Madison Rising Puts Polemics Aside, Coaxes Conservative Crowd to Its Feet

I was excited when I heard that Madison Rising was coming to my state. They're a conservative rock band with the ability to be musicians first and political preachers second.

Their music is not typical for what you would think conservatives listen to: they're a heavy rock band with an old-school twist in the vein of Lynyrd Skynyrd. The concert, sponsored by the Republican party of the coinciding county, would be held at an old Armory. I was admittedly worried. If there's one thing I've found Republicans are a little skeptical about, it's rocking out.

Some conservatives can be socially rigid which is usually why liberals dominate the arts and can convey messages better. I'm certainly not like that, and conservatives like Andrew Breitbart never were, either. He was rock 'n roll. He never fit a mold and defied the crowd whether it was on the right or the left. That's what a conservative is supposed to be--an individual to their core meaning they are different from absolutely every other person you'll meet. They like and cherish their own things. What brings them together is their pride to be who they want.

Rock has always been about this; fighting for that right to be whoever you are without the constrictions of anyone around you. Madison Rising's music embodies this. I hope to embody this. However, some Republicans just don't get it and can't accept a conservative that goes against the grain, let alone a heavy rock band that does.

When I arrived at the armory with my girlfriend, my fears were not unfounded. The crowd skewed older and they looked like they'd rather be at a country music show. The place was full of fast food and metal chairs to sit. Sit!? At a rock concert?

My girlfriend and I took our "seats" and I immediately began sweating. I was already getting what I perceived to be dirty looks for my haircut (I may be in the military, but I had the month off so I decided to go with a mohawk--don't tell on me). I sat in my chair looking around and thought, "this is exactly what's wrong with the Right-we don't know how to have any fun." The place was dead. No one seemed like they were ready to have a good time. They didn't even seem like they knew why they were there.

The clock ticked and ticked and the showtime got closer and closer. Suddenly, something weird happened. People began dragging their chairs closer to the stage. There were people sitting two feet away from the stage! This is not how a rock concert is supposed to go, I thought as I planted my face in my hands.

After that weird little event, the show started. Lead singer Dave Bray and his band came out looking like they were ready to rock, and they were. They jumped into a rendition of Right to Bear. A few women were dancing, but there wasn't much else going on. In the middle of the second song, Soldiers of America, I couldn't contain myself. I grabbed my girlfriend and ran to an open area between all the chairs and started dancing.


After another song, Bray made a simple request: "everybody stand up." I looked around and, to my surprise, everyone did. They all came to the open area and began dancing and getting heavily into the music and the fantastic show under way. Now, I've been to a few rock concerts and I've seen best-selling musicians beg for audience interaction. Bray made one simple request and the whole mood changed. It's like the music was running through people, and they were just waiting to be asked to jump in and join in on the fun.

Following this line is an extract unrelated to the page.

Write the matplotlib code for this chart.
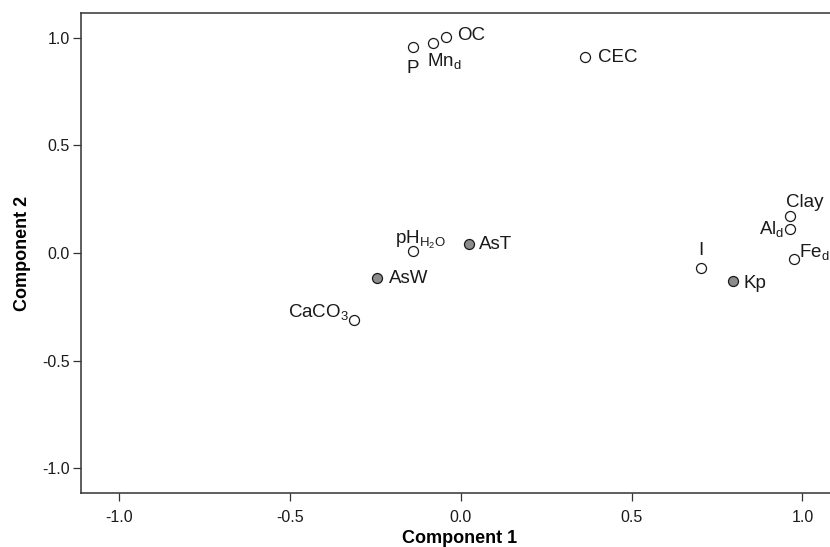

The rest of the night was bliss. I saw old folks who looked more ready for hunting season rocking out to everything from The Star Spangled Banner to Something Wicked This Way Comes. Bray and his band mates put on a hell of a show. They sound as good as anything else out there and they all clearly love playing.

If you need something to compare this too, think about what rock musicians and people that listened to rock were called back in the '60s and '70s. They were painted as evil and violent for little more than wanting the right to be different and be themselves, free of the tyranny and judgments of others. Is conservatism today any different? Madison Rising represents this notion perfectly, and if the concert I attended is any indication, they are leading the charge for all conservatives to be a little more rock and roll.